EXERCISE:
Copy out exactly the lines spanning the line with "Output the Python" to the line with "1.1], [1.1, 1.1]]", inclusive, from the data underneath, with no pictures.
/---
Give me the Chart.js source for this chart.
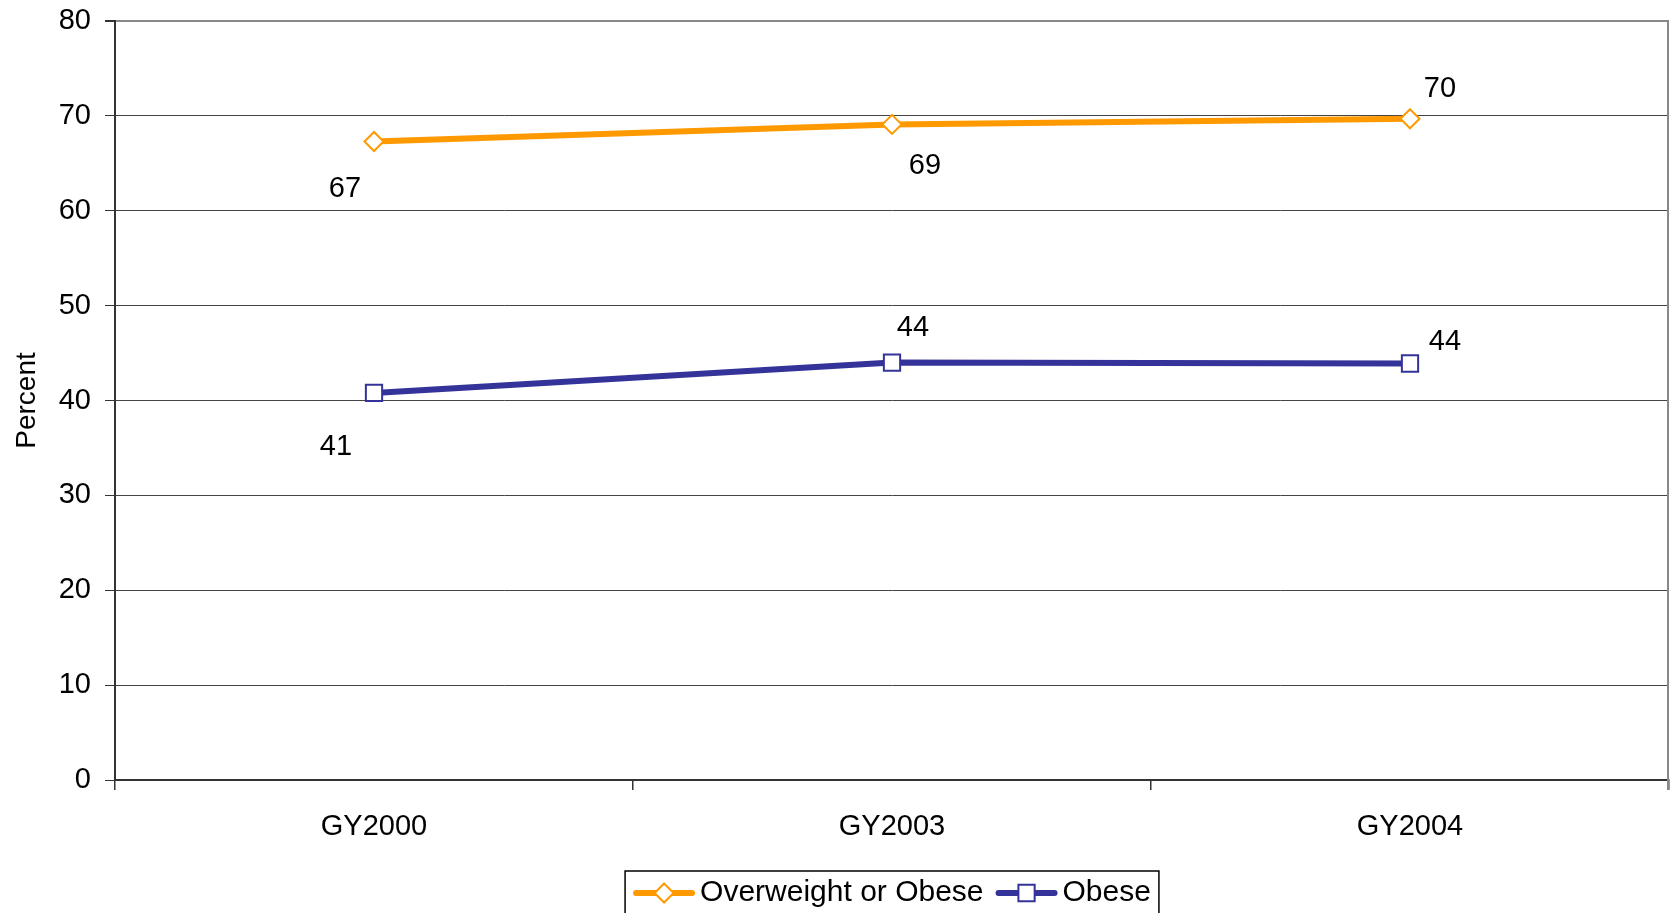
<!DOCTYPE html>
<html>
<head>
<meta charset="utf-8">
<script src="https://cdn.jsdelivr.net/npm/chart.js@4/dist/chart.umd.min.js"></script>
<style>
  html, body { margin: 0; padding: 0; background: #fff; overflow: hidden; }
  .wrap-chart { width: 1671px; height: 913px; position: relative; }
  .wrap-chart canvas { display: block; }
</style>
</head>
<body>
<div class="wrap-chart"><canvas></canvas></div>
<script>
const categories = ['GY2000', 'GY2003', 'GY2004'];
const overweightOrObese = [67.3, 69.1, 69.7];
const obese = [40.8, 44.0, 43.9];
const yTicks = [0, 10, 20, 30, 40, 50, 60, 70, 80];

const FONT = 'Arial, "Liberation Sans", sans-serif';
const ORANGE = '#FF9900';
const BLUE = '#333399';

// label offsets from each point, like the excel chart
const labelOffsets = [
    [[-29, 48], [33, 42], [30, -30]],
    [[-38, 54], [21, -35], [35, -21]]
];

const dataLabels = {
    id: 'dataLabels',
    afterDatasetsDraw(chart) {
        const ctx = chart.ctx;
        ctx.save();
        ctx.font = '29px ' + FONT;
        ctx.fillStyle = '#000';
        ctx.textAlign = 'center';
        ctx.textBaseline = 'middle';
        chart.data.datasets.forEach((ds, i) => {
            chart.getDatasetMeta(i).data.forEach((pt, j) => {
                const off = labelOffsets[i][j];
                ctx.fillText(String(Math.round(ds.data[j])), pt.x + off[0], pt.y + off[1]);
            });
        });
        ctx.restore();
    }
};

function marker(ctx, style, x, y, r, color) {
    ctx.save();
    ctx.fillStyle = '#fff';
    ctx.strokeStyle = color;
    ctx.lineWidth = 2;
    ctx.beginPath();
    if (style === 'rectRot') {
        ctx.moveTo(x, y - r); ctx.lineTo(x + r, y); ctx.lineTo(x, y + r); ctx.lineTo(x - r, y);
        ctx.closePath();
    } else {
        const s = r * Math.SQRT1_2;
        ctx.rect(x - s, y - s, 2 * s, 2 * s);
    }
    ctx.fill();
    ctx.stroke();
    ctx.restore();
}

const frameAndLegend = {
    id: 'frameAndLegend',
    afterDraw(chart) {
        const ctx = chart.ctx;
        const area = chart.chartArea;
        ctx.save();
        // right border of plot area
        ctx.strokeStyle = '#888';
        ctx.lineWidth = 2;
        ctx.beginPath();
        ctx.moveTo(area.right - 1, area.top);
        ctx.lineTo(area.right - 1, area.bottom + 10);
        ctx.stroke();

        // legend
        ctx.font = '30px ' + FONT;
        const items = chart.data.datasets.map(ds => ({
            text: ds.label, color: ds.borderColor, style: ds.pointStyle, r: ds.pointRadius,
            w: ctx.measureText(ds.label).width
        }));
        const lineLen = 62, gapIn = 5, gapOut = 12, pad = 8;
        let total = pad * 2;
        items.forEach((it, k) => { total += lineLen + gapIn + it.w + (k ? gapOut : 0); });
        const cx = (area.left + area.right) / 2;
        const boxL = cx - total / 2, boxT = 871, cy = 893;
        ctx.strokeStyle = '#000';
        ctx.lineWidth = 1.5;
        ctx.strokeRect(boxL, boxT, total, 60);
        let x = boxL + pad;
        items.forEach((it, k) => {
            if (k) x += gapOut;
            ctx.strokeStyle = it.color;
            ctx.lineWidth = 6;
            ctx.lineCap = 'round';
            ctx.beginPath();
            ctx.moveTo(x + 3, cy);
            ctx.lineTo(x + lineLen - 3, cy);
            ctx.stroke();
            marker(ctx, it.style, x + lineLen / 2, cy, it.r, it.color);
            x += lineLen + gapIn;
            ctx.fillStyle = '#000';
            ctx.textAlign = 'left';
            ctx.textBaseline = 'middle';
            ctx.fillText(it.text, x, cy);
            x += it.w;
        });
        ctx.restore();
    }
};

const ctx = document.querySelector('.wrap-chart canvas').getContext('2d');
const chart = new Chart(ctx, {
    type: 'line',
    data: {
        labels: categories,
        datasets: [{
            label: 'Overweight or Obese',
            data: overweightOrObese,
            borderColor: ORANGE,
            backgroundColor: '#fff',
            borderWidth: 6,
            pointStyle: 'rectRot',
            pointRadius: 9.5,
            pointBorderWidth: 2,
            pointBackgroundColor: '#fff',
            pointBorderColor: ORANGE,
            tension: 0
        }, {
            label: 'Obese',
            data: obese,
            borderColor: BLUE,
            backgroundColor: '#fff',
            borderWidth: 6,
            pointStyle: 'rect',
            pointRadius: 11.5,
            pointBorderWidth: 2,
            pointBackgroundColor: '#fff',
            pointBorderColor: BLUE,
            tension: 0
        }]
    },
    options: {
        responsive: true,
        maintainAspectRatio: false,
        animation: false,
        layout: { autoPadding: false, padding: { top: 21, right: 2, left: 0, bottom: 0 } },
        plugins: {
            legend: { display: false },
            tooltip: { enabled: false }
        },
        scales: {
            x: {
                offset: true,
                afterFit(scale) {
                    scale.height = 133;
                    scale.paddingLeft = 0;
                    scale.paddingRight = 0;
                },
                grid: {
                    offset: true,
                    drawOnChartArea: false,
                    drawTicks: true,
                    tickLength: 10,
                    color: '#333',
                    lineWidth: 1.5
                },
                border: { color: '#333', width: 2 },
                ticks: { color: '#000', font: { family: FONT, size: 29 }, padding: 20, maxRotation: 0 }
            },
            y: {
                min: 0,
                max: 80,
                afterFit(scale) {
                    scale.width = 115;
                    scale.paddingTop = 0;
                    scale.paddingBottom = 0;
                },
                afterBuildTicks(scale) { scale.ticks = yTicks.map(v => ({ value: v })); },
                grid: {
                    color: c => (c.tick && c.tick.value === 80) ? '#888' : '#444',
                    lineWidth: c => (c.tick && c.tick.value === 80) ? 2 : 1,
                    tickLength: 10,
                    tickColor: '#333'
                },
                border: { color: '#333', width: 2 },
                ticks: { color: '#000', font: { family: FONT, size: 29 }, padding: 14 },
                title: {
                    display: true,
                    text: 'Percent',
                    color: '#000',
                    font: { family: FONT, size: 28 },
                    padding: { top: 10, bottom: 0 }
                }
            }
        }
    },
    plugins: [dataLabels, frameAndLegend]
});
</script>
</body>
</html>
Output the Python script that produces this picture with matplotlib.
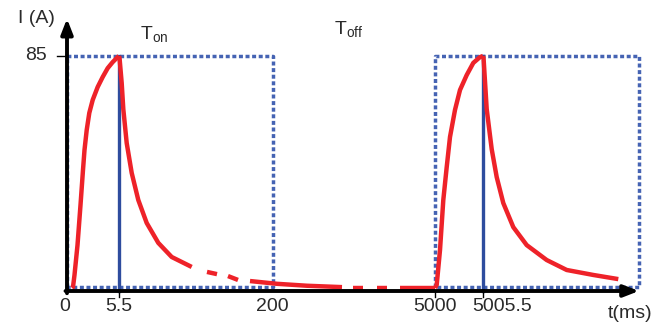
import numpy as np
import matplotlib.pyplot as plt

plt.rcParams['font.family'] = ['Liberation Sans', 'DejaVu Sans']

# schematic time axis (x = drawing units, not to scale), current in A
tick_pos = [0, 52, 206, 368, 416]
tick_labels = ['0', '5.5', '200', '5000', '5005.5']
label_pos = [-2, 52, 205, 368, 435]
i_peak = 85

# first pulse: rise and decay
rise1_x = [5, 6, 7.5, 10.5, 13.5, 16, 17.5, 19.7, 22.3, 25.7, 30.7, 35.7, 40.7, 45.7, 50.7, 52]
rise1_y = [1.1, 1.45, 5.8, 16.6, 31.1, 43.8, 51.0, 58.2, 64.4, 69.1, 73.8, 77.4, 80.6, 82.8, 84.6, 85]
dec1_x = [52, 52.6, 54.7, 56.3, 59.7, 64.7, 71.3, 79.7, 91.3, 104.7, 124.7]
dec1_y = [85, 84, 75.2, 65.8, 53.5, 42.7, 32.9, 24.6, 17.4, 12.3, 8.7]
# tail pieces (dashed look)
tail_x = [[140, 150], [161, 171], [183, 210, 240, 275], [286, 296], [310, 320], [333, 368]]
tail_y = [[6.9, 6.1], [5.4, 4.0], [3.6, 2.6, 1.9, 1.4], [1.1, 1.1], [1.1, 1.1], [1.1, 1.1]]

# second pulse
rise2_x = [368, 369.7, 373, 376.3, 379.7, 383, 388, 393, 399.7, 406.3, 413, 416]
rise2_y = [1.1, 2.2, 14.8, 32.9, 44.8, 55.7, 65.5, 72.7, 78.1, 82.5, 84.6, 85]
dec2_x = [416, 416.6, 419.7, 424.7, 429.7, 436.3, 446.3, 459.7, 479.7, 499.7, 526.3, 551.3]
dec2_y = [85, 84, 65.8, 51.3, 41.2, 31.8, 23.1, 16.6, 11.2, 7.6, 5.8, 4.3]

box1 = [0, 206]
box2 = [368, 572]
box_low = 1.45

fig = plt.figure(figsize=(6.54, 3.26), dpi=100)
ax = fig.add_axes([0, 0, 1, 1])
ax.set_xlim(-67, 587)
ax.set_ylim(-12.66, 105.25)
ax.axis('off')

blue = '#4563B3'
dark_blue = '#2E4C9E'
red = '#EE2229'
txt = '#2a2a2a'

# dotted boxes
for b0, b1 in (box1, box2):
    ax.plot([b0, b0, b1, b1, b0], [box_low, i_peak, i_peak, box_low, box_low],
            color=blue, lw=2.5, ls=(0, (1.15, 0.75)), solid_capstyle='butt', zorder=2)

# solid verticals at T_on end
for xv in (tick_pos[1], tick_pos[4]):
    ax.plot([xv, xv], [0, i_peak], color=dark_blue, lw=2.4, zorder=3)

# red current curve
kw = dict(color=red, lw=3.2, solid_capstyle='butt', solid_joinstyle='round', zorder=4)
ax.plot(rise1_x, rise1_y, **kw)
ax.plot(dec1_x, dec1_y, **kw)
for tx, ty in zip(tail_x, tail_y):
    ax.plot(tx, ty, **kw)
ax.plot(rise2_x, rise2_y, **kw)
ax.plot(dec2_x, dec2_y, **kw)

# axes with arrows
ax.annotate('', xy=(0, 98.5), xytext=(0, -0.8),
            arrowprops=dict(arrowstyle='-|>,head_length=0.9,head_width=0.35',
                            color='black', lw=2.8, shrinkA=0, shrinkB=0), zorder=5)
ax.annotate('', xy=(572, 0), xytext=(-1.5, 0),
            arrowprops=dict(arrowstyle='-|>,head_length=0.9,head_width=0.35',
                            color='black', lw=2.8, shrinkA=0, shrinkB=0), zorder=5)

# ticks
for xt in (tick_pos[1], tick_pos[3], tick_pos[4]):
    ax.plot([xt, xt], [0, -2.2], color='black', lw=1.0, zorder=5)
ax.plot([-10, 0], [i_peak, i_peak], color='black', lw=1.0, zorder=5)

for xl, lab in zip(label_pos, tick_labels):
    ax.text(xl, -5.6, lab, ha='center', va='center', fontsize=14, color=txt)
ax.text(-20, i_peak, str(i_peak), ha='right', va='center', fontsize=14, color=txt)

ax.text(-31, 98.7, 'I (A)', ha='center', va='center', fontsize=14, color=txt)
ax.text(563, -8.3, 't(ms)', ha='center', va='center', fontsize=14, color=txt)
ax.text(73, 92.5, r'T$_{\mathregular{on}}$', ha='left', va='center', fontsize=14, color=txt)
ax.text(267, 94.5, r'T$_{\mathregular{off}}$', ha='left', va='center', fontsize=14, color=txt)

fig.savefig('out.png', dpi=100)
\---
ANSWER BELOW:
Output the Python script that produces this picture with matplotlib.
import numpy as np
import matplotlib.pyplot as plt

plt.rcParams['font.family'] = ['Liberation Sans', 'DejaVu Sans']

# schematic time axis (x = drawing units, not to scale), current in A
tick_pos = [0, 52, 206, 368, 416]
tick_labels = ['0', '5.5', '200', '5000', '5005.5']
label_pos = [-2, 52, 205, 368, 435]
i_peak = 85

# first pulse: rise and decay
rise1_x = [5, 6, 7.5, 10.5, 13.5, 16, 17.5, 19.7, 22.3, 25.7, 30.7, 35.7, 40.7, 45.7, 50.7, 52]
rise1_y = [1.1, 1.45, 5.8, 16.6, 31.1, 43.8, 51.0, 58.2, 64.4, 69.1, 73.8, 77.4, 80.6, 82.8, 84.6, 85]
dec1_x = [52, 52.6, 54.7, 56.3, 59.7, 64.7, 71.3, 79.7, 91.3, 104.7, 124.7]
dec1_y = [85, 84, 75.2, 65.8, 53.5, 42.7, 32.9, 24.6, 17.4, 12.3, 8.7]
# tail pieces (dashed look)
tail_x = [[140, 150], [161, 171], [183, 210, 240, 275], [286, 296], [310, 320], [333, 368]]
tail_y = [[6.9, 6.1], [5.4, 4.0], [3.6, 2.6, 1.9, 1.4], [1.1, 1.1], [1.1, 1.1], [1.1, 1.1]]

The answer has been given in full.